These are part of the standard operating equipment you'll find on almost every shoot. They enable the camera to move along tracks to get closer into the action or run alongside the action. The movement created is a little different from an ordinary zoom in or out. The dolly is moved manually so it usually requires its own dedicated technicians, the dolly grips.
|Dolly image courtesy of www.needlegirlhaystackworld.com|
Dolly tracks come in both curved and straight lengths, so they can cover pretty much any motion at floor level, but what happens if you have a location with a floor so uneven you can't lay tracks (like a forest floor covered in twisting roots) or too narrow to fit a dolly (like a doorway in an apartment)?

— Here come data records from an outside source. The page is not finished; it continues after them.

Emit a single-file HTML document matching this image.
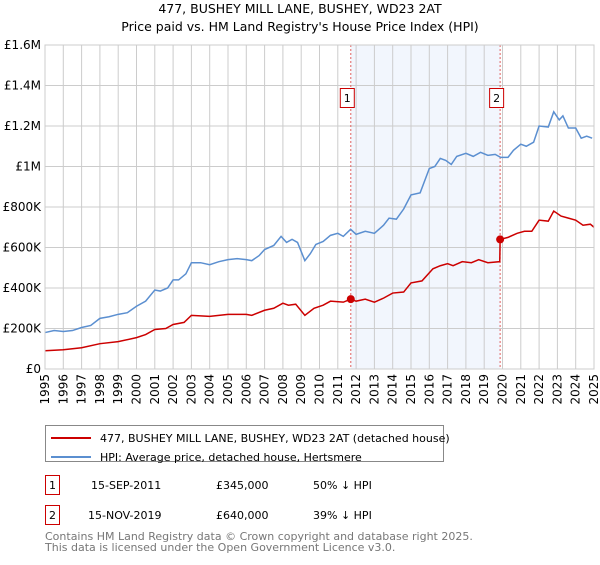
<!DOCTYPE html>
<html><head><meta charset="utf-8"><style>
body{margin:0;background:#fff;font-family:"Liberation Sans","DejaVu Sans",sans-serif;}
svg text{font-family:"DejaVu Sans","Liberation Sans",sans-serif;}
</style></head><body>
<svg id="c" width="600" height="560" xmlns="http://www.w3.org/2000/svg">
<text x="300" y="13" text-anchor="middle" font-size="12.5">477, BUSHEY MILL LANE, BUSHEY, WD23 2AT</text>
<text x="300" y="31" text-anchor="middle" font-size="12.5">Price paid vs. HM Land Registry's House Price Index (HPI)</text>
<g id="plot"></g>
<g>
<rect x="45.5" y="425.5" width="398" height="36" fill="#fff" stroke="#888"/>
<line x1="51" y1="438" x2="91" y2="438" stroke="#cc0000" stroke-width="2"/>
<text x="100" y="442" font-size="11">477, BUSHEY MILL LANE, BUSHEY, WD23 2AT (detached house)</text>
<line x1="51" y1="457" x2="91" y2="457" stroke="#5b8fd0" stroke-width="2"/>
<text x="100" y="461" font-size="11">HPI: Average price, detached house, Hertsmere</text>
</g>
<g font-size="11">
<rect x="45.5" y="475.5" width="14" height="19" fill="#fff" stroke="#cc0000"/>
<text x="52.5" y="489" text-anchor="middle">1</text>
<text x="91" y="489">15-SEP-2011</text><text x="216" y="489">£345,000</text><text x="313" y="489">50% ↓ HPI</text>
<rect x="45.5" y="505.5" width="14" height="19" fill="#fff" stroke="#cc0000"/>
<text x="52.5" y="519" text-anchor="middle">2</text>
<text x="88" y="519">15-NOV-2019</text><text x="216" y="519">£640,000</text><text x="313" y="519">39% ↓ HPI</text>
</g>
<text x="45" y="540" font-size="11" fill="#777">Contains HM Land Registry data © Crown copyright and database right 2025.</text>
<text x="45" y="551" font-size="11" fill="#777">This data is licensed under the Open Government Licence v3.0.</text>
</svg>
<script>
const yTicks=[0,200,400,600,800,1000,1200,1400,1600];
const yTickLabels=["£0","£200K","£400K","£600K","£800K","£1M","£1.2M","£1.4M","£1.6M"];
const years=[1995,1996,1997,1998,1999,2000,2001,2002,2003,2004,2005,2006,2007,2008,2009,2010,2011,2012,2013,2014,2015,2016,2017,2018,2019,2020,2021,2022,2023,2024,2025];
const hpiT=[1995,1995.5,1996,1996.5,1997,1997.5,1998,1998.5,1999,1999.5,2000,2000.5,2001,2001.3,2001.7,2002,2002.3,2002.7,2003,2003.5,2004,2004.5,2005,2005.5,2006,2006.3,2006.7,2007,2007.5,2007.9,2008.2,2008.5,2008.8,2009.2,2009.5,2009.8,2010.2,2010.6,2011,2011.3,2011.7,2012,2012.5,2013,2013.5,2013.8,2014.2,2014.6,2015,2015.5,2016,2016.3,2016.6,2016.9,2017.2,2017.5,2018,2018.4,2018.8,2019.2,2019.6,2019.9,2020.3,2020.6,2021,2021.3,2021.7,2022,2022.5,2022.8,2023.1,2023.3,2023.6,2024,2024.3,2024.6,2024.9];
const hpiV=[180,190,185,190,205,215,250,258,270,278,310,335,390,385,400,440,440,470,525,525,515,530,540,545,540,535,560,590,610,655,625,640,625,535,570,615,630,660,670,655,690,665,680,670,710,745,740,790,860,870,990,1000,1040,1030,1010,1050,1065,1050,1070,1055,1060,1045,1045,1080,1110,1100,1120,1200,1195,1270,1230,1250,1190,1190,1140,1150,1140];
const ppT=[1995,1996,1997,1998,1999,2000,2000.5,2001,2001.6,2002,2002.6,2003,2004,2005,2006,2006.3,2007,2007.5,2008,2008.3,2008.7,2009.2,2009.7,2010.2,2010.6,2011.3,2011.71,2012,2012.5,2013,2013.5,2014,2014.6,2015,2015.6,2016.2,2016.6,2017,2017.3,2017.8,2018.3,2018.7,2019.2,2019.85,2019.87,2020.3,2020.8,2021.2,2021.6,2022,2022.5,2022.8,2023.2,2023.6,2024,2024.4,2024.8,2025];
const ppV=[90,95,105,125,135,155,170,195,200,220,230,265,260,270,270,265,290,300,325,315,320,265,300,315,335,330,345,335,345,330,350,375,380,425,435,495,510,520,510,530,525,540,525,530,640,650,670,680,680,735,730,780,755,745,735,710,715,700];
const saleT=[2011.71,2019.87];
const saleV=[345,640];
const saleLabels=["1","2"];
const NS="http://www.w3.org/2000/svg";
const L=45,R=594,T=45,B=369;
const x=t=>L+(t-1995)/30*(R-L);
const y=v=>B-v/1600*(B-T);
const g=document.getElementById('plot');
function el(n,a,p){const e=document.createElementNS(NS,n);for(const k in a)e.setAttribute(k,a[k]);(p||g).appendChild(e);return e;}
const sh=el('rect',{x:x(saleT[0]),y:T,width:x(saleT[1])-x(saleT[0]),height:B-T,fill:'#eef3fc',opacity:0.75});


years.forEach(yr=>{const l=el('line',{x1:x(yr),x2:x(yr),y1:T,y2:B,stroke:'#ccc'});


const t=el('text',{x:0,y:0,'font-size':12,'text-anchor':'end',transform:`translate(${x(yr)+4},${B+5}) rotate(-90)`});t.textContent=yr;

});
yTicks.forEach((v,i)=>{const l=el('line',{x1:L,x2:R,y1:y(v),y2:y(v),stroke:'#ccc'});


const t=el('text',{x:L-4,y:y(v)+4,'font-size':12,'text-anchor':'end'});t.textContent=yTickLabels[i];

});
saleT.forEach((s,i)=>{const l=el('line',{x1:x(s),x2:x(s),y1:T,y2:B,stroke:'#e06060','stroke-dasharray':'2,2'});


const r=el('rect',{x:x(s)-10.5,y:88.5,width:14,height:19,fill:'#fff',stroke:'#cc0000'});


const t=el('text',{x:x(s)-3.5,y:102,'font-size':11,'text-anchor':'middle'});t.textContent=saleLabels[i];

});
const hp=el('polyline',{points:hpiT.map((t,i)=>x(t)+','+y(hpiV[i])).join(' '),fill:'none',stroke:'#5b8fd0','stroke-width':1.5});


const pp=el('polyline',{points:ppT.map((t,i)=>x(t)+','+y(ppV[i])).join(' '),fill:'none',stroke:'#cc0000','stroke-width':1.5});


saleT.forEach((s,i)=>{const c=el('circle',{cx:x(s),cy:y(saleV[i]),r:4,fill:'#cc0000'});

});
const ax=el('rect',{x:L,y:T,width:R-L,height:B-T,fill:'none',stroke:'#ccc'});


</script>
</body></html>
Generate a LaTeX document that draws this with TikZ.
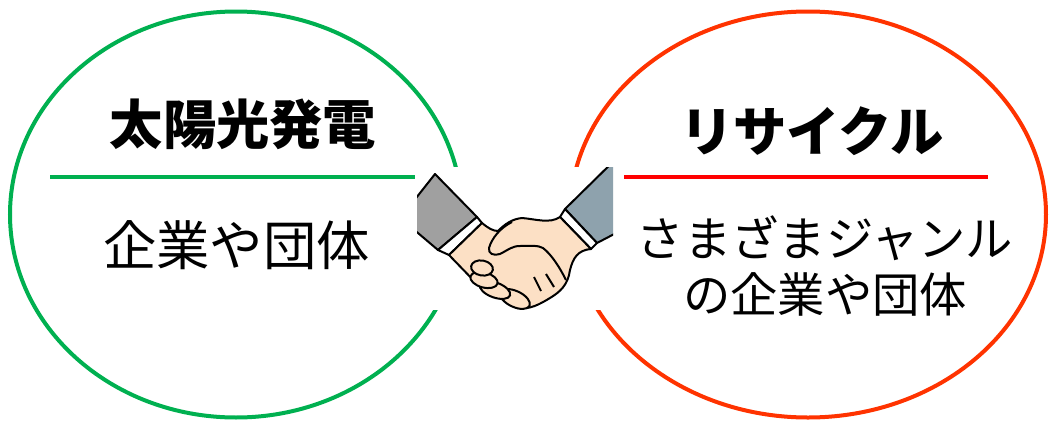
\documentclass[tikz,border=0pt]{standalone}
\usepackage{fontspec}
\setmainfont{Noto Sans CJK JP}
\usetikzlibrary{shapes.geometric}

\definecolor{solargreen}{RGB}{0,176,80}
\definecolor{recyclered}{RGB}{255,51,0}
\definecolor{linered}{RGB}{255,0,0}
\definecolor{skin}{RGB}{252,224,197}
\definecolor{suitgray}{RGB}{160,160,160}
\definecolor{suitblue}{RGB}{142,162,173}

\begin{document}
\begin{tikzpicture}[x=0.75pt,y=-0.75pt,
  ring/.style={ellipse,draw,line width=3pt,inner sep=0pt},
  title node/.style={font=\fontsize{40}{48}\selectfont\bfseries,inner sep=0pt},
  body node/.style={font=\fontsize{40}{48}\selectfont,inner sep=0pt,align=center},
  hand/.style={draw=black,line width=1.5pt,line join=round}]

  \useasboundingbox (0,0) rectangle (1051,422);

  \node[ring,draw=solargreen,minimum width=339pt,minimum height=304.5pt] (solar) at (236,214.5) {};
  \node[ring,draw=recyclered,minimum width=357pt,minimum height=304.5pt] (recycle) at (808,214.5) {};

  \node[title node] (solarTitle) at (243,124) {太陽光発電};
  \draw[solargreen,line width=3pt] (50,177) -- (415,177);
  \node[body node] (solarBody) at (236.5,245.5) {企業や団体};

  \node[title node] (recycleTitle) at (812,131) {リサイクル};
  \draw[linered,line width=3pt] (624,177) -- (988,177);
  \node[body node,font=\fontsize{35.5}{42}\selectfont] (recycleBody) at (825,265.5) {さまざまジャンル\\の企業や団体};

  % handshake
  \fill[white] (416,167) rectangle (614,310);
  \begin{scope}
    \clip (417,167) rectangle (613,310);
    \filldraw[hand,fill=suitgray] (405,212) -- (435,174) -- (477,217) -- (438,250) -- (405,222) -- cycle;
    \filldraw[hand,fill=white] (477,217) -- (482,223) -- (449,255) -- (438,250) -- cycle;
    \filldraw[hand,fill=suitblue] (565,209) -- (625,150) -- (645,218) -- (597,243) -- cycle;
    \filldraw[hand,fill=white] (565,209) -- (597,243) -- (591,249) -- (560,217) -- cycle;
  \end{scope}
  \filldraw[hand,fill=skin] (482,223) .. controls (488,228) and (493,231) .. (498,231)
    .. controls (505,224) and (512,219) .. (522,218)
    .. controls (535,219) and (550,224) .. (560,217)
    -- (591,249)
    .. controls (578,250) and (573,258) .. (570,270)
    .. controls (568,285) and (560,292) .. (550,298)
    .. controls (540,304) and (530,310) .. (517,308)
    -- (478,285) -- (449,255) -- cycle;
  \fill[skin] (512,222) .. controls (500,228) and (492,238) .. (489,248)
    .. controls (488,254) and (494,256) .. (500,254) -- (517,246) -- (530,235) -- cycle;
  \draw[hand] (512,222) .. controls (500,228) and (492,238) .. (489,248)
    .. controls (488,254) and (494,256) .. (500,254)
    .. controls (508,250) and (512,246) .. (520,246)
    .. controls (530,246) and (538,245) .. (543,248)
    .. controls (552,255) and (560,268) .. (566,280);
  \draw[hand] (546,274) -- (554,287);
  \draw[hand] (534,277) -- (541,291);
  % fingers round the wrist
  \filldraw[hand,fill=skin,rotate around={-25:(515,299)}] (515,299) ellipse [x radius=16, y radius=8];
  \filldraw[hand,fill=skin,rotate around={-20:(495,290)}] (495,290) ellipse [x radius=16, y radius=7.5];
  \filldraw[hand,fill=skin,rotate around={-15:(484,280)}] (484,280) ellipse [x radius=14, y radius=7.5];
  \filldraw[hand,fill=skin,rotate around={-10:(482,268)}] (482,268) ellipse [x radius=11, y radius=7.5];
\end{tikzpicture}
\end{document}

That's when we might use a...
This is a body-mounted rig usually carried by a particularly buff specialist operator. Film cameras might be getting lighter as technology improves, but you try carrying this weight over and over again as a scene is re-shot and re-shot and you'll develop muscles too!
The steadicam also has built-in stabilisers to offset the body's natural up/down walking rhythm to avoid making viewers seasick.
|Steadicam image courtesy of www.focalimageproductions.com.au|
An amazingly simple contraption for getting a little height. The camera is rigged at the top, the operator climbs up, and a couple of brawny grips keep the ladder stable. The one pictured below is quite a fancy model. Most are much shorter and much less impressive.
|Image courtesy of South African grips company Dragon Grips|
But if you want the camera to sweep dramatically upwards or sideways, you need a...
Jib arm / Crane
These are long arms that can lift the camera up high or extend the camera into hard to reach areas. Jibs are lighter and smaller and come with interesting names like Jimmy Jibs and Meerkats.
|Jimmy Jib from South African company Crow's Nest in use at the Augrabies Gorge|
Cranes are longer, reach higher, and are more stable. Both use weights to balance out the long reach.
In the Olden Days, directors and camera operators still sat on the end of a crane to manually operate the camera. In this age of safety and liability issues, this gung-ho approach is rare.
|Gung-ho approach on The Hunger Games - courtesy of Dragon Grips|
|Reaching the unreachable - courtesy of Dragon Grips|
These days we have remote camera heads (head = the fancy doodat on which the camera is mounted which connects it to whatever else is supporting it) which can swivel the camera up, down or tilt side to side.
|Cam Remote from www.camerasystems.com|
These remote heads are also highly specialised pieces of equipment that have their own specialist technicians with fancy job titles like Scorpio Head Operator or Powerpod Technician.
Tracking cars and Process trailers
You know those scenes where the actors are driving along, engrossed in conversation and not paying the least attention to the road? That's because they're not!
Their car has been secured on the back of a process trailer, rigged with lights and cameras, and all the actors need do is remember their dialogue.
|Process trailer courtesy of San Diego Film Commission|
A tracking vehicle is any vehicle, be it a quad bike, golf cart or truck, that transports the camera alongside the action
|Tracking vehicle courtesy of Dragon Grips|
Aerial Camera Mounts
Last, but by no means least, are the special rigs that enable cameras to fly above the heads of us mere mortals. Cable cams and helicopter mounts are the ultimate toys on any film shoot, but since they also cost a pretty penny to use, it's not often we get to play with them!